Ten research assistantships are available annually and are awarded by the Graduate School. The stipend amount is the same as the University’s minimum stipend for the academic year (9 months). A tuition waiver for up to nine hours per semester is included exclusive of courses taken as audit or pass/fail or below 400 level. Some receive a tuition waiver during the summer following the academic year of the award. Partial health benefits are also included. These awards are made on a competitive basis and involve nomination by the department of study and submission of a research proposal delineating the research to be undertaken.
The Janet Waldron Doctoral Research Fellowship (JWDRF) is open to all doctoral students, regardless of discipline and is designed to stimulate research and scholarship at UMaine as measured by research productivity and doctoral-degree graduation rate. Therefore, successful applicants will explicitly address how fellowship support would result in an overall increase in productivity.

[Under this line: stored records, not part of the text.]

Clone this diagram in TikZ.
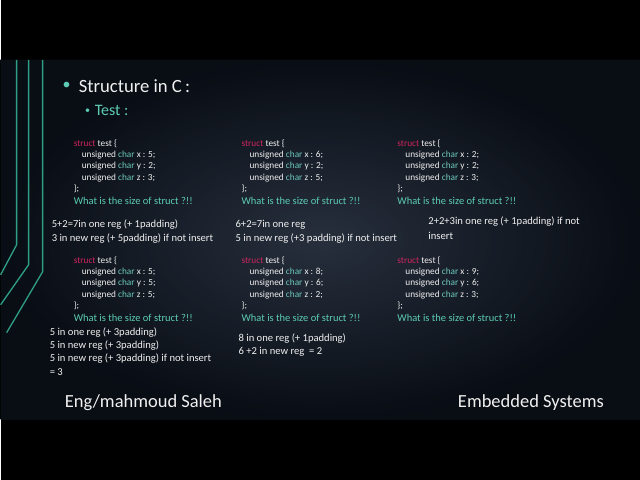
\documentclass[tikz,border=0pt]{standalone}
\usepackage{fontspec}
\setmainfont{Carlito}
\begin{document}
\begin{tikzpicture}[x=1pt,y=-1pt,
  txt/.style={anchor=west,inner sep=0,text=white!88!gray},
  code/.style={txt,font=\fontsize{9.3}{10}\selectfont},
  q/.style={anchor=west,inner sep=0,text=qc,font=\fontsize{10.5}{11}\selectfont},
  ans/.style={txt,font=\fontsize{10.6}{11}\selectfont},
  deco/.style={draw=decoc,line width=1.3pt}]
\definecolor{kwc}{HTML}{D0245E}
\definecolor{chc}{HTML}{6CC9BC}
\definecolor{qc}{HTML}{5CCCB4}
\definecolor{decoc}{HTML}{2E9F86}
\definecolor{bgc}{HTML}{121B2A}
\fill[black] (0,0) rectangle (640,480);
\shade[inner color=bgc!85!white, outer color=black!85!bgc] (0,60) rectangle (640,420);
\fill[bgc,opacity=0.4] (0,60) rectangle (640,420);
\draw[deco] (16,60) -- (16,245) -- (0,275);
\draw[deco] (28,60) -- (28,265) -- (0,305);
\draw[deco] (42,60) -- (42,272) -- (6,333);
\node[anchor=center,text=qc,font=\fontsize{16}{16}\selectfont] (b1) at (66,86) {•};
\node[txt,font=\fontsize{18.7}{19}\selectfont] (t1) at (78,86) {Structure in C\,:};
\node[anchor=center,text=qc,font=\fontsize{10}{10}\selectfont] (b2) at (87,111) {•};
\node[anchor=west,inner sep=0,text=qc,font=\fontsize{16}{16}\selectfont] (t2) at (94,111) {Test :};
\newcommand{\blk}[6]{%
 \node[code] (#1s) at (#2,#3) {\textcolor{kwc}{struct} test \{};
 \node[code] (#1x) at (#2+8,#3+11.3) {unsigned \textcolor{chc}{char} x : #4;};
 \node[code] (#1y) at (#2+8,#3+22.6) {unsigned \textcolor{chc}{char} y : #5;};
 \node[code] (#1z) at (#2+8,#3+33.9) {unsigned \textcolor{chc}{char} z : #6;};
 \node[code] (#1e) at (#2,#3+45.2) {\};};
 \node[q] (#1q) at (#2,#3+57) {What is the size of struct ?!!};}
\blk{a}{73}{144}{5}{2}{3}
\blk{b}{241}{144}{6}{2}{5}
\blk{c}{397}{144}{2}{2}{3}
\blk{d}{73}{261}{5}{5}{5}
\blk{e}{241}{261}{8}{6}{2}
\blk{f}{397}{261}{9}{6}{3}
\node[ans] (a1) at (51,225) {5+2=7in one reg (+ 1padding)};
\node[ans] (a2) at (51,239) {3 in new reg (+ 5padding) if not insert};
\node[ans] (b1a) at (235,225) {6+2=7in one reg};
\node[ans] (b2a) at (235,239) {5 in new reg (+3 padding) if not insert};
\node[ans] (c1) at (428,222) {2+2+3in one reg (+ 1padding) if not};
\node[ans] (c2) at (428,236) {insert};
\node[ans] (d1) at (49,333) {5 in one reg (+ 3padding)};
\node[ans] (d2) at (49,346) {5 in new reg (+ 3padding)};
\node[ans] (d3) at (49,359) {5 in new reg (+ 3padding) if not insert};
\node[ans] (d4) at (49,372) {= 3};
\node[ans] (e1) at (238,339) {8 in one reg (+ 1padding)};
\node[ans] (e2) at (238,352) {6 +2 in new reg\ \ = 2};
\node[txt,font=\fontsize{18.5}{19}\selectfont] (f1) at (64,403) {Eng/mahmoud Saleh};
\node[txt,anchor=east,font=\fontsize{18.5}{19}\selectfont] (f2) at (604,403) {Embedded Systems};
\end{tikzpicture}
\end{document}
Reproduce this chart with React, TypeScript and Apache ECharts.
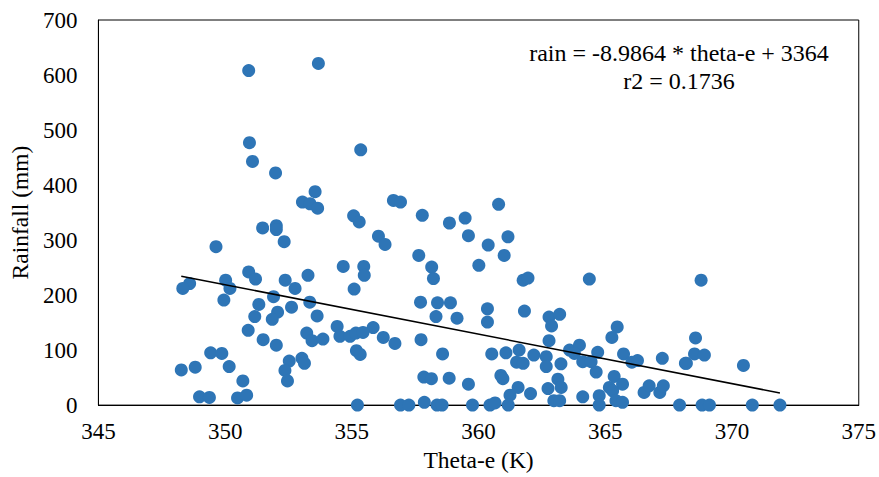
import React, { useEffect, useRef } from "react";
import * as echarts from "echarts";

const thetaE: number[] = [
  350.93, 353.68, 350.96, 351.08, 351.99, 355.35, 353.55, 353.05, 353.35, 353.65,
  355.07, 355.29, 351.48, 352.02, 352.02, 352.33, 349.64, 354.66, 355.47, 355.49,
  355.09, 350.93, 351.2, 350.02, 350.19, 348.6, 348.33, 352.37, 352.76, 353.27,
  351.91, 349.95, 351.33, 353.34, 352.62, 352.07, 351.17, 351.86, 353.63, 350.91,
  354.42, 354.53, 354.93, 355.16, 353.22, 353.43, 353.86, 351.5, 352.02, 355.18,
  355.33, 349.43, 349.87, 350.16, 352.53, 353.03, 353.13, 352.36, 352.46, 348.27,
  348.82, 350.7, 348.99, 349.38, 350.49, 350.85, 355.22, 356.64, 356.92, 360.79,
  357.78, 359.47, 358.85, 359.6, 361.16, 356.05, 356.31, 360.38, 357.64, 361.01,
  360.01, 358.15, 358.22, 361.76, 361.95, 357.71, 358.38, 358.89, 360.35, 361.81,
  358.32, 359.15, 360.35, 362.78, 362.88, 355.84, 355.44, 356.24, 356.7, 357.73,
  362.78, 358.58, 360.52, 361.08, 361.6, 362.18, 362.67, 361.5, 361.76, 362.67,
  357.84, 358.14, 358.84, 359.6, 360.88, 360.96, 361.56, 361.24, 362.05, 362.74,
  362.97, 356.92, 357.25, 357.86, 358.36, 358.56, 359.76, 360.45, 360.65, 361.17,
  364.37, 363.2, 365.47, 365.26, 363.25, 363.59, 363.98, 363.78, 364.11, 364.44,
  364.7, 364.64, 365.72, 366.05, 366.27, 367.25, 368.16, 363.13, 363.26, 363.2,
  364.11, 364.76, 364.76, 365.35, 365.68, 365.16, 365.29, 365.42, 365.68, 366.53,
  366.73, 367.15, 367.29, 367.93, 368.78, 368.56, 368.52, 368.91, 368.2, 370.45,
  368.82, 369.11, 370.8, 371.89,
];

const rainfall: number[] = [
  608, 621, 477, 443, 422, 464, 388, 369, 366, 358,
  344, 333, 322, 326, 319, 297, 288, 252, 252, 236,
  211, 242, 229, 227, 212, 221, 212, 227, 212, 236,
  197, 191, 183, 187, 178, 169, 161, 156, 162, 136,
  143, 125, 125, 131, 131, 117, 120, 119, 109, 99,
  92, 95, 94, 70, 80, 85, 76, 63, 44, 64,
  69, 44, 15, 14, 13, 18, 0, 372, 369, 365,
  345, 340, 331, 308, 306, 307, 292, 291, 272, 272,
  254, 251, 230, 227, 231, 187, 186, 186, 175, 171,
  161, 158, 151, 160, 144, 141, 132, 123, 112, 119,
  117, 93, 93, 95, 100, 91, 88, 78, 76, 70,
  51, 48, 49, 38, 54, 48, 32, 18, 21, 30,
  8, 0, 0, 5, 0, 0, 0, 0, 4, 0,
  229, 165, 142, 123, 75, 100, 109, 94, 79, 79,
  96, 60, 93, 78, 81, 85, 76, 47, 32, 8,
  15, 17, 0, 52, 38, 32, 26, 8, 5, 23,
  35, 23, 35, 0, 227, 122, 93, 91, 76, 72,
  0, 0, 0, 0,
];

const slope = -8.9864;
const intercept = 3364;
const r2 = 0.1736;

const xTicks = { min: 345, max: 375, interval: 5 };
const yTicks = { min: 0, max: 700, interval: 100 };

const xTitle = "Theta-e (K)";
const yTitle = "Rainfall (mm)";
const eqLine1 = `rain = ${slope} * theta-e + ${intercept}`;
const eqLine2 = `r2 = ${r2}`;

const FONT = "'Liberation Serif', 'Times New Roman', serif";

export default function App() {
  const ref = useRef<HTMLDivElement>(null);

  useEffect(() => {
    document.body.style.margin = "0";
    if (!ref.current) return;
    const chart = echarts.init(ref.current, undefined, { renderer: "svg" });

    const points = thetaE.map((x, i) => [x, rainfall[i]]);
    const xMin = Math.min(...thetaE);
    const xMax = Math.max(...thetaE);
    const trend = [
      [xMin, slope * xMin + intercept],
      [xMax, slope * xMax + intercept],
    ];

    chart.setOption({
      animation: false,
      backgroundColor: "#ffffff",
      grid: {
        left: 96,
        top: 20,
        right: 18,
        bottom: 66,
        show: true,
        borderColor: "#000000",
        borderWidth: 1,
        containLabel: false,
      },
      xAxis: {
        type: "value",
        min: xTicks.min,
        max: xTicks.max,
        interval: xTicks.interval,
        name: xTitle,
        nameLocation: "middle",
        nameGap: 40,
        nameTextStyle: { fontFamily: FONT, fontSize: 23.5, color: "#000" },
        axisLine: { show: true, onZero: false, lineStyle: { color: "#000", width: 1 } },
        axisTick: { show: false },
        splitLine: { show: false },
        axisLabel: { fontFamily: FONT, fontSize: 23, color: "#000", margin: 15 },
      },
      yAxis: {
        type: "value",
        min: yTicks.min,
        max: yTicks.max,
        interval: yTicks.interval,
        name: yTitle,
        nameLocation: "middle",
        nameGap: 62,
        nameRotate: 90,
        nameTextStyle: { fontFamily: FONT, fontSize: 23.5, color: "#000" },
        axisLine: { show: true, lineStyle: { color: "#000", width: 1 } },
        axisTick: { show: false },
        splitLine: { show: false },
        axisLabel: { fontFamily: FONT, fontSize: 23, color: "#000", margin: 21 },
      },
      series: [
        {
          type: "scatter",
          data: points,
          symbol: "circle",
          symbolSize: 13,
          itemStyle: { color: "#2E75B6", opacity: 1 },
          z: 2,
        },
        {
          type: "line",
          data: trend,
          showSymbol: false,
          symbol: "none",
          lineStyle: { color: "#000", width: 1.5 },
          z: 3,
        },
      ],
      graphic: [
        {
          type: "text",
          x: 679,
          y: 53,
          style: {
            text: eqLine1,
            fontFamily: FONT,
            fontSize: 24,
            fill: "#000",
            textAlign: "center",
            textVerticalAlign: "middle",
          },
        },
        {
          type: "text",
          x: 679,
          y: 81,
          style: {
            text: eqLine2,
            fontFamily: FONT,
            fontSize: 24,
            fill: "#000",
            textAlign: "center",
            textVerticalAlign: "middle",
          },
        },
      ],
    });

    return () => chart.dispose();
  }, []);

  return <div ref={ref} style={{ width: 879, height: 477 }} />;
}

This JWDRF is intended to provide up to two years (24 months) of support for doctoral students to assist in completion of their degrees; however, support for the second year is contingent upon budget availability and success in meeting productivity goals.
MJEDF’s are open to doctoral candidates completing their dissertations in the following Maine Economic Improvement Fund (MEIF) targeted areas: aquaculture and marine sciences technology; biotechnology; composite materials engineering; environmental sciences technology; information sciences and technology; precision manufacturing; and forestry and agriculture are available annually to be awarded by the Graduate School. Students must be in their final year of doctoral study, and the award is non-renewable.
Susan J. Hunter Teaching Fellows are doctoral and post-doctoral students. Each fellow is required to teach one lower division course normally scheduled to be taught by a member of the Graduate Faculty. The Graduate Faculty member must agree to teach a graduate course that otherwise would not have been taught; this course can be delivered during any semester. All Fellows will be required to attend several teaching workshops to be held during the Fall semester, run by the Center for Excellence in Teaching Assessment. Open positions are subject to the availability of funds.
Three scholarships, which pay a year’s tuition, are available on a competitive basis to graduates of the colleges and universities of the Atlantic Provinces and Quebec. Applicants interested in being nominated for this award should consult their department. Nominations are sought in late-January and early-February.
Up to twenty scholarships, which pay a year’s tuition, are available on a competitive basis to students enrolled in graduate programs. Scholarship recipients are required to register for nine hours of credit each semester. The Graduate School requests nominations from the departments in late-January and early-February. Interested students should seek nomination through their departments of study.
Two scholarships which pay a year’s tuition are available to graduate students whose socioeconomic background, prior academic or work experience, and/or graduate educational interests would bring a unique perspective to the University of Maine community. Preference for these scholarships is given to individuals from groups that have been traditionally underrepresented at the University of Maine. Scholarship recipients are required to register for nine hours of credit each semester. The Graduate School requests nominations from departments in mid-February. Interested students should seek nomination through their departments of study.
Subject to the availability of federal funds, federal traineeships and fellowships are available to graduate students in some programs such as special education, communication sciences and disorders, and clinical psychology. Students should inquire in their field of interest.
Other fellowships may be available through individual departments or units. For example, the Canadian-American Center offers several fellowships for graduate students pursuing study of a regional nature involving New England, the Atlantic provinces of Canada, and Québec. Students should inquire in their field of interest.